Task instructions - Please transcribe the data that follows without the pictures, keeping every word the same.

Given data -

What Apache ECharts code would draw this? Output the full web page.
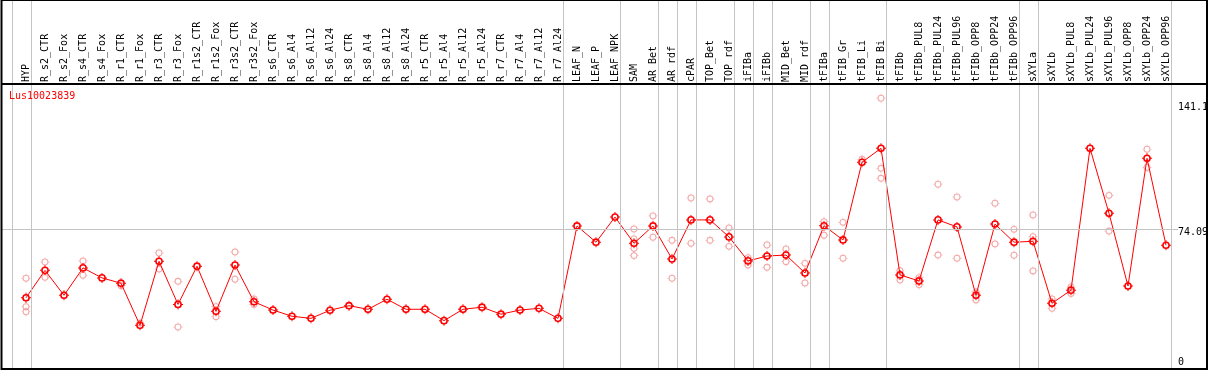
<!DOCTYPE html>
<html>
<head>
<meta charset="utf-8">
<script src="https://cdn.jsdelivr.net/npm/echarts@6/dist/echarts.min.js"></script>
<style>
html,body{margin:0;padding:0;background:#fff;}
#chart{width:1209px;height:370px;}
</style>
</head>
<body>
<div id="chart"></div>
<script>
const geneName = 'Lus10023839';

const categories = ['HYP','R_s2_CTR','R_s2_Fox','R_s4_CTR','R_s4_Fox','R_r1_CTR','R_r1_Fox','R_r3_CTR','R_r3_Fox',
  'R_r1s2_CTR','R_r1s2_Fox','R_r3s2_CTR','R_r3s2_Fox','R_s6_CTR','R_s6_Al4','R_s6_Al12','R_s6_Al24',
  'R_s8_CTR','R_s8_Al4','R_s8_Al12','R_s8_Al24','R_r5_CTR','R_r5_Al4','R_r5_Al12','R_r5_Al24',
  'R_r7_CTR','R_r7_Al4','R_r7_Al12','R_r7_Al24','LEAF_N','LEAF_P','LEAF_NPK','SAM','AR_Bet','AR_rdf',
  'cPAR','TOP_Bet','TOP_rdf','iFIBa','iFIBb','MID_Bet','MID_rdf','tFIBa','tFIB_Gr','tFIB_Li','tFIB_Bi',
  'tFIBb','tFIBb_PUL8','tFIBb_PUL24','tFIBb_PUL96','tFIBb_OPP8','tFIBb_OPP24','tFIBb_OPP96',
  'sXYLa','sXYLb','sXYLb_PUL8','sXYLb_PUL24','sXYLb_PUL96','sXYLb_OPP8','sXYLb_OPP24','sXYLb_OPP96'];

const means = [37.7, 52.2, 39.0, 53.5, 48.2, 45.4, 23.1, 57.0, 34.2, 54.4, 30.5, 55.0, 35.6,
  31.2, 27.9, 26.8, 31.1, 33.5, 31.6, 36.9, 31.6, 31.6, 25.6, 31.6, 32.7, 29.0, 31.2, 32.1, 26.8,
  75.7, 67.1, 80.4, 66.5, 75.7, 58.2, 78.9, 78.9, 69.9, 57.2, 59.8, 60.3, 50.8, 75.8, 68.3, 109.4, 116.8,
  49.8, 46.6, 78.9, 75.2, 39.0, 76.7, 67.1, 67.6, 34.8, 41.7, 116.8, 82.4, 43.9, 111.5, 65.5];

const replicates = [
  [48.0, 33.0, 30.3], [56.6, 48.5], [], [57.2, 49.6], [], [44.1], [24.3], [61.4, 52.9], [46.4, 22.2],
  [], [33.0, 27.7], [61.9, 47.5], [37.1, 34.2],
  [], [], [], [], [], [], [], [], [], [], [], [], [], [], [], [],
  [], [], [], [74.1, 68.8, 63.9, 60.0], [81.0, 69.7], [68.1, 48.0], [90.5, 66.5], [90.0, 68.1],
  [74.6, 64.9], [58.9, 55.0], [65.6, 53.8], [63.5, 56.8], [55.9, 45.5], [78.0, 70.8], [77.6, 58.6],
  [111.0], [143.3, 106.2, 100.9],
  [52.0, 47.1], [48.3, 44.6], [97.8, 60.3], [91.0, 58.6], [40.8, 36.5], [87.7, 66.2], [73.9, 60.2],
  [81.5, 70.0, 51.9], [37.1, 32.1], [43.4, 39.9], [], [91.9, 73.0], [], [116.3, 106.7], []
];

// group separators (between categories)
const separators = [-0.75, 0.25, 28.25, 31.25, 33.25, 34.25, 35.25, 37.25, 38.25, 39.25,
  41.25, 42.25, 45.25, 52.25, 53.25, 60.25];
const refValue = 74.09;
const yTicks = [0, 74.09, 141.1];

const FONT = 'DejaVu Sans Mono';
const XMIN = -24 / 19, XMAX = XMIN + 1176 / 19;
const YMAX = 369 / 1.8896;

const ringMain = 'path://M17.7 10A7.7 7.7 0 1 1 2.3 10A7.7 7.7 0 1 1 17.7 10Z' +
  'M14.6 10A4.6 4.6 0 1 0 5.4 10A4.6 4.6 0 1 0 14.6 10Z' +
  'M9 0H11V2.4H9Z M9 17.6H11V20H9Z M0 9H2.4V11H0Z M17.6 9H20V11H17.6Z';
const ringRep = 'path://M17.7 10A7.7 7.7 0 1 1 2.3 10A7.7 7.7 0 1 1 17.7 10Z' +
  'M15.4 10A5.4 5.4 0 1 0 4.6 10A5.4 5.4 0 1 0 15.4 10Z' +
  'M9.2 0H10.8V2.4H9.2Z M9.2 17.6H10.8V20H9.2Z M0 9.2H2.4V10.8H0Z M17.6 9.2H20V10.8H17.6Z';

const lineData = means.map((v, i) => [i, v]);
const repData = [];
replicates.forEach((arr, i) => arr.forEach(v => repData.push([i, v])));

const sepLines = separators.map(v => [{coord: [v, 0]}, {coord: [v, YMAX]}]);
const refLine = [[{coord: [XMIN, refValue]}, {coord: [XMAX, refValue]}]];

const chart = echarts.init(document.getElementById('chart'), null, {renderer: 'canvas'});
chart.setOption({
  animation: false,
  backgroundColor: '#ffffff',
  title: {
    text: geneName, left: 9, top: 91, padding: 0,
    textStyle: {color: '#ff0000', fontSize: 10, fontWeight: 'normal', fontFamily: FONT}
  },
  grid: {left: 2, top: 0, width: 1176, height: 369, containLabel: false, outerBoundsMode: 'none'},
  xAxis: {
    type: 'value', min: XMIN, max: XMAX, position: 'top', offset: -84,
    axisLine: {show: false}, axisTick: {show: false}, splitLine: {show: false},
    axisLabel: {
      customValues: categories.map((_, i) => i),
      formatter: v => categories[Math.round(v)] || '',
      rotate: 90, margin: 2, fontSize: 10, fontFamily: FONT, color: '#000',
      showMinLabel: true, showMaxLabel: true, hideOverlap: false
    }
  },
  yAxis: {
    type: 'value', position: 'right', min: 0, max: YMAX,
    axisLine: {show: false}, axisTick: {show: false}, splitLine: {show: false},
    axisLabel: {
      customValues: yTicks, margin: 0, align: 'left',
      formatter: v => (v === 0 ? '{z|0}' : (v > 100 ? '{h|' + v + '}' : '{a|' + v + '}')),
      rich: {
        h: {padding: [10, 0, 0, 0], fontSize: 10, fontFamily: FONT, color: '#000'},
        a: {padding: [7, 0, 0, 0], fontSize: 10, fontFamily: FONT, color: '#000'},
        z: {padding: [0, 0, 14, 0], fontSize: 10, fontFamily: FONT, color: '#000'}
      }
    }
  },
  series: [
    {
      type: 'line', data: [], z: 1, silent: true,
      markLine: {
        silent: true, symbol: 'none', animation: false,
        label: {show: false},
        lineStyle: {color: '#c4c4c4', width: 1, type: 'solid'},
        data: sepLines.concat(refLine)
      }
    },
    {
      type: 'scatter', data: repData, z: 2, silent: true,
      symbol: ringRep, symbolSize: 9,
      itemStyle: {color: 'rgba(238,130,130,0.85)'}
    },
    {
      type: 'line', data: lineData, z: 3, silent: true,
      symbol: ringMain, symbolSize: 10, showAllSymbol: true,
      lineStyle: {color: '#ff0000', width: 1},
      itemStyle: {color: '#ff0000'}
    }
  ],
  graphic: [
    {type: 'rect', z: 100, silent: true,
      shape: {x: 1.5, y: 0, width: 1205.5, height: 369},
      style: {fill: null, stroke: '#000', lineWidth: 2}},
    {type: 'line', z: 100, silent: true,
      shape: {x1: 1.5, y1: 84, x2: 1207, y2: 84},
      style: {stroke: '#000', lineWidth: 2}}
  ]
});
</script>
</body>
</html>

Task answer -
What Apache ECharts code would draw this? Output the full web page.
<!DOCTYPE html>
<html>
<head>
<meta charset="utf-8">
<script src="https://cdn.jsdelivr.net/npm/echarts@6/dist/echarts.min.js"></script>
<style>
html,body{margin:0;padding:0;background:#fff;}
#chart{width:1209px;height:370px;}
</style>
</head>
<body>
<div id="chart"></div>
<script>
const geneName = 'Lus10023839';

const categories = ['HYP','R_s2_CTR','R_s2_Fox','R_s4_CTR','R_s4_Fox','R_r1_CTR','R_r1_Fox','R_r3_CTR','R_r3_Fox',
  'R_r1s2_CTR','R_r1s2_Fox','R_r3s2_CTR','R_r3s2_Fox','R_s6_CTR','R_s6_Al4','R_s6_Al12','R_s6_Al24',
  'R_s8_CTR','R_s8_Al4','R_s8_Al12','R_s8_Al24','R_r5_CTR','R_r5_Al4','R_r5_Al12','R_r5_Al24',
  'R_r7_CTR','R_r7_Al4','R_r7_Al12','R_r7_Al24','LEAF_N','LEAF_P','LEAF_NPK','SAM','AR_Bet','AR_rdf',
  'cPAR','TOP_Bet','TOP_rdf','iFIBa','iFIBb','MID_Bet','MID_rdf','tFIBa','tFIB_Gr','tFIB_Li','tFIB_Bi',
  'tFIBb','tFIBb_PUL8','tFIBb_PUL24','tFIBb_PUL96','tFIBb_OPP8','tFIBb_OPP24','tFIBb_OPP96',
  'sXYLa','sXYLb','sXYLb_PUL8','sXYLb_PUL24','sXYLb_PUL96','sXYLb_OPP8','sXYLb_OPP24','sXYLb_OPP96'];

const means = [37.7, 52.2, 39.0, 53.5, 48.2, 45.4, 23.1, 57.0, 34.2, 54.4, 30.5, 55.0, 35.6,
  31.2, 27.9, 26.8, 31.1, 33.5, 31.6, 36.9, 31.6, 31.6, 25.6, 31.6, 32.7, 29.0, 31.2, 32.1, 26.8,
  75.7, 67.1, 80.4, 66.5, 75.7, 58.2, 78.9, 78.9, 69.9, 57.2, 59.8, 60.3, 50.8, 75.8, 68.3, 109.4, 116.8,
  49.8, 46.6, 78.9, 75.2, 39.0, 76.7, 67.1, 67.6, 34.8, 41.7, 116.8, 82.4, 43.9, 111.5, 65.5];

const replicates = [
  [48.0, 33.0, 30.3], [56.6, 48.5], [], [57.2, 49.6], [], [44.1], [24.3], [61.4, 52.9], [46.4, 22.2],
  [], [33.0, 27.7], [61.9, 47.5], [37.1, 34.2],
  [], [], [], [], [], [], [], [], [], [], [], [], [], [], [], [],
  [], [], [], [74.1, 68.8, 63.9, 60.0], [81.0, 69.7], [68.1, 48.0], [90.5, 66.5], [90.0, 68.1],
  [74.6, 64.9], [58.9, 55.0], [65.6, 53.8], [63.5, 56.8], [55.9, 45.5], [78.0, 70.8], [77.6, 58.6],
  [111.0], [143.3, 106.2, 100.9],
  [52.0, 47.1], [48.3, 44.6], [97.8, 60.3], [91.0, 58.6], [40.8, 36.5], [87.7, 66.2], [73.9, 60.2],
  [81.5, 70.0, 51.9], [37.1, 32.1], [43.4, 39.9], [], [91.9, 73.0], [], [116.3, 106.7], []
];

// group separators (between categories)
const separators = [-0.75, 0.25, 28.25, 31.25, 33.25, 34.25, 35.25, 37.25, 38.25, 39.25,
  41.25, 42.25, 45.25, 52.25, 53.25, 60.25];
const refValue = 74.09;
const yTicks = [0, 74.09, 141.1];

const FONT = 'DejaVu Sans Mono';
const XMIN = -24 / 19, XMAX = XMIN + 1176 / 19;
const YMAX = 369 / 1.8896;

const ringMain = 'path://M17.7 10A7.7 7.7 0 1 1 2.3 10A7.7 7.7 0 1 1 17.7 10Z' +
  'M14.6 10A4.6 4.6 0 1 0 5.4 10A4.6 4.6 0 1 0 14.6 10Z' +
  'M9 0H11V2.4H9Z M9 17.6H11V20H9Z M0 9H2.4V11H0Z M17.6 9H20V11H17.6Z';
const ringRep = 'path://M17.7 10A7.7 7.7 0 1 1 2.3 10A7.7 7.7 0 1 1 17.7 10Z' +
  'M15.4 10A5.4 5.4 0 1 0 4.6 10A5.4 5.4 0 1 0 15.4 10Z' +
  'M9.2 0H10.8V2.4H9.2Z M9.2 17.6H10.8V20H9.2Z M0 9.2H2.4V10.8H0Z M17.6 9.2H20V10.8H17.6Z';

const lineData = means.map((v, i) => [i, v]);
const repData = [];
replicates.forEach((arr, i) => arr.forEach(v => repData.push([i, v])));

const sepLines = separators.map(v => [{coord: [v, 0]}, {coord: [v, YMAX]}]);
const refLine = [[{coord: [XMIN, refValue]}, {coord: [XMAX, refValue]}]];

const chart = echarts.init(document.getElementById('chart'), null, {renderer: 'canvas'});
chart.setOption({
  animation: false,
  backgroundColor: '#ffffff',
  title: {
    text: geneName, left: 9, top: 91, padding: 0,
    textStyle: {color: '#ff0000', fontSize: 10, fontWeight: 'normal', fontFamily: FONT}
  },
  grid: {left: 2, top: 0, width: 1176, height: 369, containLabel: false, outerBoundsMode: 'none'},
  xAxis: {
    type: 'value', min: XMIN, max: XMAX, position: 'top', offset: -84,
    axisLine: {show: false}, axisTick: {show: false}, splitLine: {show: false},
    axisLabel: {
      customValues: categories.map((_, i) => i),
      formatter: v => categories[Math.round(v)] || '',
      rotate: 90, margin: 2, fontSize: 10, fontFamily: FONT, color: '#000',
      showMinLabel: true, showMaxLabel: true, hideOverlap: false
    }
  },
  yAxis: {
    type: 'value', position: 'right', min: 0, max: YMAX,
    axisLine: {show: false}, axisTick: {show: false}, splitLine: {show: false},
    axisLabel: {
      customValues: yTicks, margin: 0, align: 'left',
      formatter: v => (v === 0 ? '{z|0}' : (v > 100 ? '{h|' + v + '}' : '{a|' + v + '}')),
      rich: {
        h: {padding: [10, 0, 0, 0], fontSize: 10, fontFamily: FONT, color: '#000'},
        a: {padding: [7, 0, 0, 0], fontSize: 10, fontFamily: FONT, color: '#000'},
        z: {padding: [0, 0, 14, 0], fontSize: 10, fontFamily: FONT, color: '#000'}
      }
    }
  },
  series: [
    {
      type: 'line', data: [], z: 1, silent: true,
      markLine: {
        silent: true, symbol: 'none', animation: false,
        label: {show: false},
        lineStyle: {color: '#c4c4c4', width: 1, type: 'solid'},
        data: sepLines.concat(refLine)
      }
    },
    {
      type: 'scatter', data: repData, z: 2, silent: true,
      symbol: ringRep, symbolSize: 9,
      itemStyle: {color: 'rgba(238,130,130,0.85)'}
    },
    {
      type: 'line', data: lineData, z: 3, silent: true,
      symbol: ringMain, symbolSize: 10, showAllSymbol: true,
      lineStyle: {color: '#ff0000', width: 1},
      itemStyle: {color: '#ff0000'}
    }
  ],
  graphic: [
    {type: 'rect', z: 100, silent: true,
      shape: {x: 1.5, y: 0, width: 1205.5, height: 369},
      style: {fill: null, stroke: '#000', lineWidth: 2}},
    {type: 'line', z: 100, silent: true,
      shape: {x1: 1.5, y1: 84, x2: 1207, y2: 84},
      style: {stroke: '#000', lineWidth: 2}}
  ]
});
</script>
</body>
</html>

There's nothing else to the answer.